**WHAT NEEDS TO BE DONE**
All the data below goes into the copy word for word, but the pictures don't.

**SUPPLIED DATA**
— start —
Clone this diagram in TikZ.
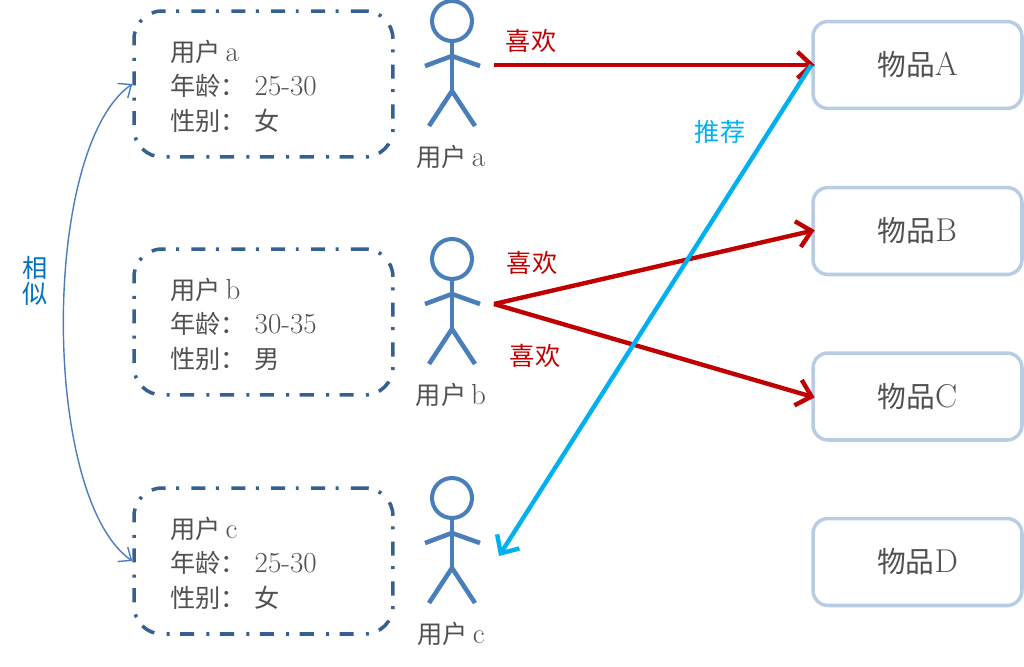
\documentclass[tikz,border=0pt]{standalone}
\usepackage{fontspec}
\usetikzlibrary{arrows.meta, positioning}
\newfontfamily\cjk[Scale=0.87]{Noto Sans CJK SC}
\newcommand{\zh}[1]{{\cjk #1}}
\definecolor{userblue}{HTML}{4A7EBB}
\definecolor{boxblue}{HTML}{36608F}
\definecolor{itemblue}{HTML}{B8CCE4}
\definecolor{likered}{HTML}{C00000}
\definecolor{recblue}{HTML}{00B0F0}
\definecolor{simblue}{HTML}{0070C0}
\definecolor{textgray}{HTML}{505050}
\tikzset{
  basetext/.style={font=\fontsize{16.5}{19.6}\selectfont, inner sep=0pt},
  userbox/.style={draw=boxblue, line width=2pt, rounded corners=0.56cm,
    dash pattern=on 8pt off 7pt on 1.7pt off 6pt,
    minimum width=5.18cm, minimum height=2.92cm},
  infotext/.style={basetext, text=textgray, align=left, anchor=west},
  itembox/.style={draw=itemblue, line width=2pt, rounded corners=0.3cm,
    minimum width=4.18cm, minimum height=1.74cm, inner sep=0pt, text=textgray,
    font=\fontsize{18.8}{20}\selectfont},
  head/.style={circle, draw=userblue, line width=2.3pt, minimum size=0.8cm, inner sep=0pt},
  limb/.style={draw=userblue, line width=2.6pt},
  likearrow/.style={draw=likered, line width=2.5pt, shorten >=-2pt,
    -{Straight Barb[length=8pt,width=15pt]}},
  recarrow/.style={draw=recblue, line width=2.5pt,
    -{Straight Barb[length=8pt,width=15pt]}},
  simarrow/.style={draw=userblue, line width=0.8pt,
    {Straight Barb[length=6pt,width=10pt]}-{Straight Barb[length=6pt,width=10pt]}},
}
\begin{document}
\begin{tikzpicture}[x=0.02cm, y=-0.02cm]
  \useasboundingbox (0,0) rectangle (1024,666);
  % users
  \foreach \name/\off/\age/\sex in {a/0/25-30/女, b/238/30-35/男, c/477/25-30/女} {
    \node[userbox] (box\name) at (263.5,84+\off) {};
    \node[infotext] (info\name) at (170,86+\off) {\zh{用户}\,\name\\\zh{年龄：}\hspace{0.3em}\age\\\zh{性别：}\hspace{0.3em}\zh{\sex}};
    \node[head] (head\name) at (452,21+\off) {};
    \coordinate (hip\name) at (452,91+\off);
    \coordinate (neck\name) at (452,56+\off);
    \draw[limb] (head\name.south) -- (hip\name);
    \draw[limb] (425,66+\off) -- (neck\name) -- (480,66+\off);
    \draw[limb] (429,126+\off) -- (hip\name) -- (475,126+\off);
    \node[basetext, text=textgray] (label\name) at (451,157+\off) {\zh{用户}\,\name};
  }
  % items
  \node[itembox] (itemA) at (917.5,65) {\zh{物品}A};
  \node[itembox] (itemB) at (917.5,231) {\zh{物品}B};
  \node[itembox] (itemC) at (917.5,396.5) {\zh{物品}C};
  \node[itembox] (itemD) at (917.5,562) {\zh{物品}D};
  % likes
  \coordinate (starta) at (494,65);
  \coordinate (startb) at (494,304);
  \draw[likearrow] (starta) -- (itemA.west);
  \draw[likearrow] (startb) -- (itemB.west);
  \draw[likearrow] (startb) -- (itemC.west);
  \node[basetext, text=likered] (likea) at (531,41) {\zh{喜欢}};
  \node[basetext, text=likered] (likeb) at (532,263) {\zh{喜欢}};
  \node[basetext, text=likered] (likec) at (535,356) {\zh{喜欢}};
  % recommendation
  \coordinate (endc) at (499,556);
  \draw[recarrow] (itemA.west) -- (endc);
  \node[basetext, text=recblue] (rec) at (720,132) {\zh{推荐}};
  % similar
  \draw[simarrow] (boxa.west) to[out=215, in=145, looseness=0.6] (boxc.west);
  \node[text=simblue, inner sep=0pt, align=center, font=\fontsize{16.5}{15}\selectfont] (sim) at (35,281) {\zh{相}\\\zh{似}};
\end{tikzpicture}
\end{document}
— end —
**RESULT OF THE EXERCISE**
Clone this diagram in TikZ.
\documentclass[tikz,border=0pt]{standalone}
\usepackage{fontspec}
\usetikzlibrary{arrows.meta, positioning}
\newfontfamily\cjk[Scale=0.87]{Noto Sans CJK SC}
\newcommand{\zh}[1]{{\cjk #1}}
\definecolor{userblue}{HTML}{4A7EBB}
\definecolor{boxblue}{HTML}{36608F}
\definecolor{itemblue}{HTML}{B8CCE4}
\definecolor{likered}{HTML}{C00000}
\definecolor{recblue}{HTML}{00B0F0}
\definecolor{simblue}{HTML}{0070C0}
\definecolor{textgray}{HTML}{505050}
\tikzset{
  basetext/.style={font=\fontsize{16.5}{19.6}\selectfont, inner sep=0pt},
  userbox/.style={draw=boxblue, line width=2pt, rounded corners=0.56cm,
    dash pattern=on 8pt off 7pt on 1.7pt off 6pt,
    minimum width=5.18cm, minimum height=2.92cm},
  infotext/.style={basetext, text=textgray, align=left, anchor=west},
  itembox/.style={draw=itemblue, line width=2pt, rounded corners=0.3cm,
    minimum width=4.18cm, minimum height=1.74cm, inner sep=0pt, text=textgray,
    font=\fontsize{18.8}{20}\selectfont},
  head/.style={circle, draw=userblue, line width=2.3pt, minimum size=0.8cm, inner sep=0pt},
  limb/.style={draw=userblue, line width=2.6pt},
  likearrow/.style={draw=likered, line width=2.5pt, shorten >=-2pt,
    -{Straight Barb[length=8pt,width=15pt]}},
  recarrow/.style={draw=recblue, line width=2.5pt,
    -{Straight Barb[length=8pt,width=15pt]}},
  simarrow/.style={draw=userblue, line width=0.8pt,
    {Straight Barb[length=6pt,width=10pt]}-{Straight Barb[length=6pt,width=10pt]}},
}
\begin{document}
\begin{tikzpicture}[x=0.02cm, y=-0.02cm]
  \useasboundingbox (0,0) rectangle (1024,666);
  % users
  \foreach \name/\off/\age/\sex in {a/0/25-30/女, b/238/30-35/男, c/477/25-30/女} {
    \node[userbox] (box\name) at (263.5,84+\off) {};
    \node[infotext] (info\name) at (170,86+\off) {\zh{用户}\,\name\\\zh{年龄：}\hspace{0.3em}\age\\\zh{性别：}\hspace{0.3em}\zh{\sex}};
    \node[head] (head\name) at (452,21+\off) {};
    \coordinate (hip\name) at (452,91+\off);
    \coordinate (neck\name) at (452,56+\off);
    \draw[limb] (head\name.south) -- (hip\name);
    \draw[limb] (425,66+\off) -- (neck\name) -- (480,66+\off);
    \draw[limb] (429,126+\off) -- (hip\name) -- (475,126+\off);
    \node[basetext, text=textgray] (label\name) at (451,157+\off) {\zh{用户}\,\name};
  }
  % items
  \node[itembox] (itemA) at (917.5,65) {\zh{物品}A};
  \node[itembox] (itemB) at (917.5,231) {\zh{物品}B};
  \node[itembox] (itemC) at (917.5,396.5) {\zh{物品}C};
  \node[itembox] (itemD) at (917.5,562) {\zh{物品}D};
  % likes
  \coordinate (starta) at (494,65);
  \coordinate (startb) at (494,304);
  \draw[likearrow] (starta) -- (itemA.west);
  \draw[likearrow] (startb) -- (itemB.west);
  \draw[likearrow] (startb) -- (itemC.west);
  \node[basetext, text=likered] (likea) at (531,41) {\zh{喜欢}};
  \node[basetext, text=likered] (likeb) at (532,263) {\zh{喜欢}};
  \node[basetext, text=likered] (likec) at (535,356) {\zh{喜欢}};
  % recommendation
  \coordinate (endc) at (499,556);
  \draw[recarrow] (itemA.west) -- (endc);
  \node[basetext, text=recblue] (rec) at (720,132) {\zh{推荐}};
  % similar
  \draw[simarrow] (boxa.west) to[out=215, in=145, looseness=0.6] (boxc.west);
  \node[text=simblue, inner sep=0pt, align=center, font=\fontsize{16.5}{15}\selectfont] (sim) at (35,281) {\zh{相}\\\zh{似}};
\end{tikzpicture}
\end{document}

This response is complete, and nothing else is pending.